Originally posted in 2021
We arrived late at the Waiting Room in Colchester, which perhaps was fitting, although we never intended for people to have to “wait” for us.
The Waiting Room was the second in a trilogy of spaces that used the term “room” to describe their environment — from the Common Room further north in Norwich to the Living Room down south in Canterbury.
Like with Sunday Soups and PieLabs, these “Rooms” use terminology of infrastructure that not only everyone can relate to, but that remind people of their childhood rooms, from having soup at the dinner table to eating a piping hot pie in the winter.
When we think of a room, we think back to the “home”, but there are different rooms — from the dining room where people break bread to the living room were they come together to relax and have fun, via the bedroom which provides a safe space for people to take refuge from the hustle and bustle of the rest of the house. It’s a space for reflection and for intimacy.
1. Create spaces that make people feel at home
Within our Transeuropa Caravans, you physically have these spaces, albeit constricted within a very small environment — where the “living room” doubles up as a “dining room” and as a “bedroom”.
But while you can come together, you can’t also have that thinking space for intimacy and reflection.
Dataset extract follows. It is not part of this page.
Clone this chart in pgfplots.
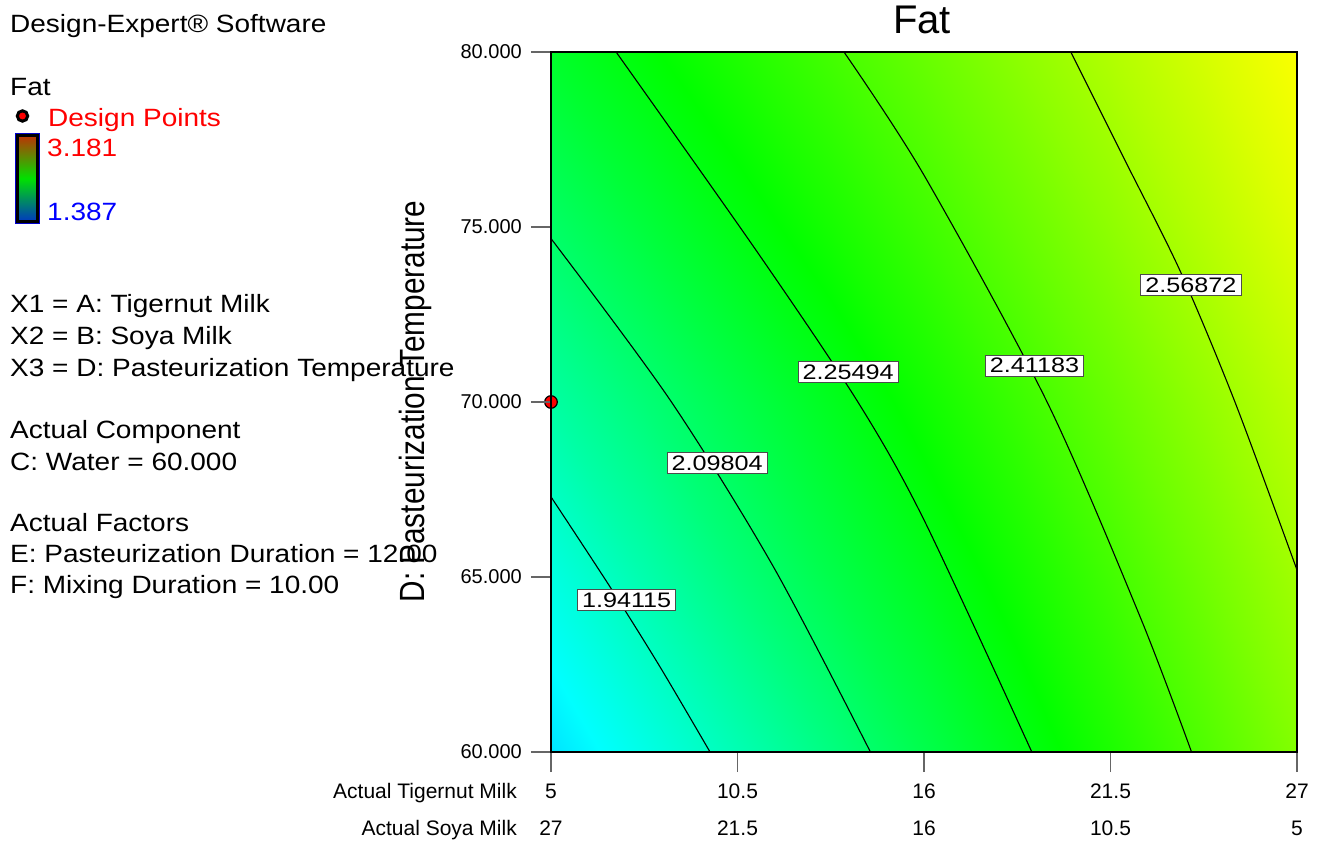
\documentclass[border=0pt]{standalone}
\usepackage{pgfplots}
\pgfplotsset{compat=1.18}
\usepackage{fontspec}
\setmainfont{Liberation Sans}
\newcommand\fs[1]{\fontsize{#1pt}{#1pt}\selectfont}

\definecolor{barTop}{RGB}{195,45,5}
\definecolor{barMid}{RGB}{0,225,0}
\definecolor{barBot}{RGB}{0,50,200}

\pgfplotsset{
  colormap={designexpert}{rgb255(0)=(0,0,255) rgb255(1)=(0,255,255)
    rgb255(2)=(0,255,0) rgb255(3)=(255,255,0) rgb255(4)=(255,0,0)},
}
\tikzset{
  clabel/.style={fill=white, draw=black!70, line width=0.8pt,
    inner xsep=4.5pt, inner ysep=0pt, minimum height=21pt, font=\fs{21}},
  lefttext/.style={anchor=base west, inner sep=0pt, font=\fs{25}},
  ylab/.style={anchor=east, inner sep=0pt, font=\fs{20}, xshift=-29pt},
  xlabA/.style={anchor=base, inner sep=0pt, font=\fs{21}, yshift=-46pt},
  xlabB/.style={anchor=base, inner sep=0pt, font=\fs{21}, yshift=-83pt},
  contour/.style={black, line width=1.1pt, smooth},
}
\newcommand\wide[1]{\scalebox{1.12}[1]{#1}}
\newcommand\cl[1]{\scalebox{1.2}[1]{#1}}

\begin{document}
\begin{tikzpicture}
% the plot box sits at the origin; the side panel is placed relative to it
\begin{scope}[shift={(-551pt,-91pt)}]
% ---- side panel ----
\node[lefttext] at (10pt,810pt) {\wide{Design-Expert® Software}};
\node[lefttext] at (10pt,747pt) {\wide{Fat}};
\filldraw[fill=red, draw=black, line width=3pt] (22.5pt,727pt) circle (5.2pt);
\node[lefttext, text=red] at (48pt,716pt) {\wide{Design Points}};
\shade[top color=barTop, bottom color=barBot, middle color=barMid] (16pt,620pt) rectangle (39pt,709pt);
\draw[black, line width=3pt] (17.5pt,621.5pt) rectangle (37.5pt,707.5pt);
\draw[blue!80!black, line width=0.8pt] (15.6pt,619.6pt) rectangle (39.4pt,709.4pt);
\node[lefttext, text=red] at (47pt,686pt) {\wide{3.181}};
\node[lefttext, text=blue] at (47pt,622pt) {\wide{1.387}};

\node[lefttext] at (10pt,530pt) {\wide{X1 = A: Tigernut Milk}};
\node[lefttext] at (10pt,498pt) {\wide{X2 = B: Soya Milk}};
\node[lefttext] at (10pt,466pt) {\wide{X3 = D: Pasteurization Temperature}};
\node[lefttext] at (10pt,404pt) {\wide{Actual Component}};
\node[lefttext] at (10pt,372pt) {\wide{C: Water = 60.000}};
\node[lefttext] at (10pt,311pt) {\wide{Actual Factors}};
\node[lefttext] at (10pt,280pt) {\wide{E: Pasteurization Duration = 12.00}};
\node[lefttext] at (10pt,249pt) {\wide{F: Mixing Duration = 10.00}};

% ---- title and axis names ----
\node[anchor=base, inner sep=0pt, font=\fs{40}] at (922pt,809pt) {Fat};
\node[anchor=base, inner sep=0pt, rotate=90] at (425pt,441.5pt)
  {\scalebox{0.85}[1]{\fs{35}D: Pasteurization Temperature}};
\node[anchor=base east, inner sep=0pt, font=\fs{21}] at (517pt,45pt) {Actual Tigernut Milk};
\node[anchor=base east, inner sep=0pt, font=\fs{21}] at (517pt,8pt) {Actual Soya Milk};
\end{scope}

\begin{axis}[
  scale only axis, width=746pt, height=700pt,
  xmin=5, xmax=27, ymin=60, ymax=80,
  xtick={5,10.5,16,21.5,27}, ytick={60,65,70,75,80},
  xticklabels={,,,,}, yticklabels={,,,,},
  tick align=outside, major tick length=20pt,
  xtick pos=bottom, ytick pos=left,
  tick style={black!60, line width=1.2pt},
  axis line style={black, line width=1.6pt},
  colormap name=designexpert, point meta min=1.387, point meta max=3.181,
  set layers, axis on top, clip=false,
]
% response surface, Fat
\addplot[surf, shader=interp, mesh/cols=9, point meta=\thisrow{f}] table {
x y f
5 60 1.787
7.75 60 1.878
10.5 60 1.969
13.25 60 2.059
16 60 2.150
18.75 60 2.241
21.5 60 2.332
24.25 60 2.423
27 60 2.514
5 65 1.887
7.75 65 1.979
10.5 65 2.071
13.25 65 2.153
16 65 2.231
18.75 65 2.314
21.5 65 2.399
24.25 65 2.483
27 65 2.567
5 70 1.998
7.75 70 2.076
10.5 70 2.154
13.25 70 2.231
16 70 2.310
18.75 70 2.387
21.5 70 2.465
24.25 70 2.542
27 70 2.619
5 75 2.105
7.75 75 2.179
10.5 75 2.253
13.25 75 2.322
16 75 2.392
18.75 75 2.463
21.5 75 2.535
24.25 75 2.607
27 75 2.679
5 80 2.210
7.75 80 2.274
10.5 80 2.339
13.25 80 2.403
16 80 2.467
18.75 80 2.532
21.5 80 2.596
24.25 80 2.660
27 80 2.725
};

% contour lines
\addplot[contour] coordinates {(5,67.29) (6.74,64.72) (8.21,62.44) (9.69,60)};
\addplot[contour] coordinates {(5,74.67) (8.51,70.06) (11.56,65.29) (14.42,60)};
\addplot[contour] coordinates {(6.92,80) (11.08,74.29) (14.05,70.0) (16.0,66.63) (19.18,60)};
\addplot[contour] coordinates {(13.64,80) (16.0,76.48) (19.63,70) (22.37,63.87) (23.89,60)};
\addplot[contour] coordinates {(20.33,80) (21.95,76.86) (23.57,73.71) (25.17,70) (27,65.2)};

% contour labels
\node[clabel] at (axis cs:7.23,64.34) {\cl{1.94115}};
\node[clabel] at (axis cs:9.90,68.26) {\cl{2.09804}};
\node[clabel] at (axis cs:13.76,70.86) {\cl{2.25494}};
\node[clabel] at (axis cs:19.26,71.04) {\cl{2.41183}};
\node[clabel] at (axis cs:23.87,73.34) {\cl{2.56872}};

% design point
\addplot[only marks, mark=*, mark size=6.3pt,
  mark options={fill=red, draw=black, line width=1.2pt},
  on layer=axis foreground] coordinates {(5,70)};

% tick labels
\node[ylab] at (axis cs:5,60) {60.000};
\node[ylab] at (axis cs:5,65) {65.000};
\node[ylab] at (axis cs:5,70) {70.000};
\node[ylab] at (axis cs:5,75) {75.000};
\node[ylab] at (axis cs:5,80) {80.000};
\node[xlabA] at (axis cs:5,60) {5};
\node[xlabA] at (axis cs:10.5,60) {10.5};
\node[xlabA] at (axis cs:16,60) {16};
\node[xlabA] at (axis cs:21.5,60) {21.5};
\node[xlabA] at (axis cs:27,60) {27};
\node[xlabB] at (axis cs:5,60) {27};
\node[xlabB] at (axis cs:10.5,60) {21.5};
\node[xlabB] at (axis cs:16,60) {16};
\node[xlabB] at (axis cs:21.5,60) {10.5};
\node[xlabB] at (axis cs:27,60) {5};
\end{axis}

\pgfresetboundingbox
\path[use as bounding box] (-551pt,-91pt) rectangle (771pt,752pt);
\end{tikzpicture}
\end{document}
Which heightened the importance of the values that the spaces we visited provide!
The story of the Waiting Room connects the past, present and future of Colchester, which is concentrated in the neighbourhood of Colchester.
The past, where this quarter slowly lost its use as a place where people came to meet new arrivals and depart themselves from the city. Indeed, this is where the main bus station was.
The Waiting Room provides a physical memory of the past, while overshadowed by the present, the new gallery Firstsite, designed to provide a platform for cultural regeneration. It’s spaceship-like shape does remind us that regeneration which has landed from above does stick out.
While this is important to create a new dynamic that others can build upon and gravitate around — the Southbank in London and Gateshead in Newcastle provide testimony to this — it is critical that this is complemented by supporting home-grown civic infrastructure — like the Waiting Room — that has the local know how to blend in with the landscape.
2. Jump start the latent energies of your neighbourhood
But it’s not enough to just repurpose disused spaces and give them a new lease of life.
If we are to talk of civic infrastructure and not confuse it with civic aesthethic, then these spaces need to “jump start” the latent energies of the neighbourhood and “blend in” practices inspired from other places — such as hacker / maker spaces.
This is particularly important in suburban areas which don’t benefit from the magnetic attraction of cities which have sucked in the creative fuel of people from suburbia.
Which makes it all the more challenging…and thought-provoking about what motivates civic entrepreneurs who choose not to gravitate to the bright lights of the city to instead “jump start” the places they grew up in.
3. Help people develop a civic literacy of the world around them
And that’s also true of “jump starting” the traditional social institutions around them, such as libraries.
The challenge that the people behind the Waiting Room is indeed far more ambitious than meets the eye, but the space provides a meeting point for these different ambitions to be prototyped.
The “give-get library” is described in a very humble way, but it’s part of a movement to transform the way people see libraries.
Indeed, how can these social institutions maintain the trust they’ve built throughout the ages of a trusted environment, while responding to the challenges of helping develop the literacy of the world around them.
You need that deeply-rooted trust to introduce people to new forms of literacy — from how to engage with the opportunities that digital technology can bring to producing and commodifying local know how into community assets.
Neither of these objectives has anything to do with the role of a library as lending books. In fact, given the different ways that people use it — from bullied teenagers taking refuge to lonely locals looking for a space to meet others, via people needing to access the internet — “lending books” provides a convenient cover for people to not have to justify using it for much more vulnerable purposes.
4. Curate interventions where (hi)stories can be shared and (re)made
You could describe developing your literacy of the world around you as “civic literacy”, discovering, making sense and enacting the different cultures, behaviours and stories that have been embedded and refined by the people that make up the community.
While the Community Lover’s Guide to Cambridge provides a way to document those stories, the Waiting Room hosts more physical spaces where (hi)stories can be shared and be (re)made.
Our Transeuropa Caravans wanted to discover not only the unseen ways of developing civic activism, but the places off the beaten track.
If you think of the poems that best articulate the eccentricities and contradictions of our civic culture, it’s those that start from the surburban — from the Buddha of Suburbia by Hanif Kureshi to Bombing Slough by John Betjeman…to err The Office…in Slough.